John Watson, chief commercial officer at Covance, said at the 2013 Bank of America Merrill Lynch Health Care Conference in Las Vegas last week that funding for outsourced preclinical work has generally “dried up,” which may be due to a shift in developing more biologics that require less pre-clinical testing than small molecules.
Watson said Covance has a lot of experience in work with biologics and that it needs to package its services differently so that the marketplace “understands our experience better.” He gave the example of Charles River Laboratories as a CRO (contract research organization) that has marketed its experience in biologics well.
In addition, Covance is looking to further leverage its “market-leading lead optimization abilities,” which were improved by the 2009 acquisition of Eli Lilly’s Greenfield, Indiana laboratory for $50m. The facility offers toxicology, in vivo pharmacology and other preclinical services.
Meanwhile, the company’s clinical pharmacology business is looking to take advantage of some competitors’ recent announcements that they closed their clinical pharmacology businesses’ in the first quarter this year, Watson said. He said Covance is working with some partners on deals that could be “viable in the long term.”

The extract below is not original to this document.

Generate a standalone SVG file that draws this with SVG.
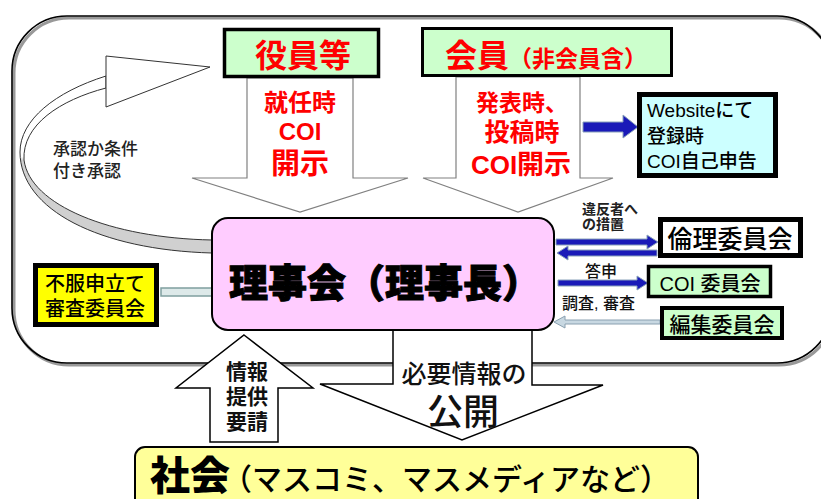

Clinical, Central Lab Work
Covance’s clinical and central lab work is “what really distinguishes” the company from its competitors, especially since it can utilize a database to help select clinical trial sites more likely to recruit patients, Watson said.
But as far as striking more deals, like the 10-year $2.2B deal it inked with Sanofi, Watson predicts there will be more staff-type arrangements than asset and staff arrangements. He noted that the CRO is having more conversations with big pharma companies looking to shift their R&D models to be more virtual and others looking into end-to-end outsourcing from IND (investigational new drug) to NDA (new drug application). Watson said the end-to-end type of R&D models that big pharma are looking into would be a boon for Covance.
He gave the example of how Covance saved one of its partners $24m in site selection and start-up costs because of the number of sites it recommended, as opposed to the number of sites the client wanted to use for a specific study. He also noted that the CRO beat its client’s timeline by almost nine months.